Thanks but it's still not as efficient as cash. One will incur commission to buy and sell securities that generate portfolio interest that are exempt from estate tax. Avoiding death is not a solution. Haha. No one is God.
Singapore banks and brokers report everything each year to USA. IRS will come after you hard and heavy. Pay FULL taxes on everything! BTW..USA "trust" estate tax rate is 33%
The original question was about estate tax, which refers to a tax on the value of assets when a person dies. I think you are confusing estate tax with income tax. The estate tax, or death tax as it is often called, is indeed applicable to a person who is neither a US citizen nor a US resident, if they own assets located in the USA at the time of their death. And the definition of "assets located in the USA" includes common stock of US-based corporations, even if the stock is held in a brokerage account that is not based in the USA. Some countries have a death tax treaty with the USA, and citizens of those countries may not have to pay US estate tax when they die. Income tax is completely different. If a person is not a US citizen or resident, and their assets are held in a brokerage account that is not based in the USA, then in most cases, US income tax is not applicable. A trust and an estate are two different things. Both entities use Form 1041, and this may be what is confusing you. In some cases an estate may have to pay income tax, and that tax is reported on Form 1041. But the estate tax, or death tax, is reported on Form 706. BMK
The short answer is yes, because the estate tax applies to the value of assets located in the USA on the date of death. But the real answer is more complicated. If someone is terminally ill and knows they are dying, and they move all their assets out of the USA one week before their death, that will not avoid the estate tax. The law has a lookback period. Transfers that take place within a certain period of time before death are still included in the estate that is subject to US tax. So you have to study the rules very carefully. BMK
https://www.cl-law.com/news-events/...014, New York passed,2014 and January 1, 2019. This link says the lookback period applies to gifts to family members. Furthermore, estates of non-residents are not subject to look back period.
Estate tax on U.S equities in any brokerage is not disputed. This part I am sure. What I am not sure is whether CASH in a Singapore-registered brokerage account but is a subsidiary of IBKR (U.S broker) is subjected to estate tax. To me, it sounds rather unreasonable that cash in a subsidiary non-US brokerage account is subjected to U.S tax but a non-US IBKR client had better be sure on such matters in case he/she passes away suddenly. In fact, this question is of relevance to all the international clients of IBKR, including Hong Kongers, Australians, Europeans. Is cash stored in IB HK, IB Australia also subjected to U.S estate tax? If even cash is subjected to U.S estate tax in a non-US subsidiary brokerage account, many high net-worth international clients who actively trade will shun using U.S brokerages since the sum of money involved in not small.
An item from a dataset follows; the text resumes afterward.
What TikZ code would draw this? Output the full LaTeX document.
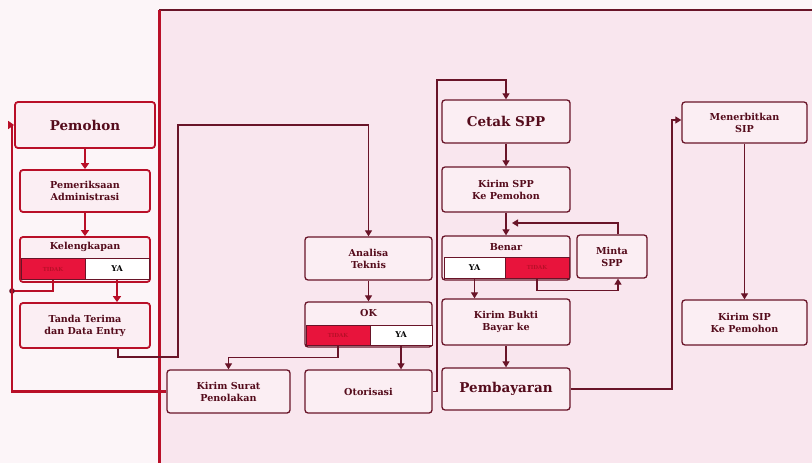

The article in that link is about an estate tax in the State of New York. It is not about the federal estate tax. BMK
Interesting question..... have you asked IB Singapore? by the way your question is only about cash or assets like Stock also ? If it is stock then it is an US asset, and may be the estate tax comes in to picture but how would cash be an US asset if it is not held in a US bank in USA? IB Singapore holds your cash in a Singapore bank correct What if your cash is with a Sing broker like Phillip Capital? Just becasue IB Singapore is owned by a US company should not matter when it comes to cash!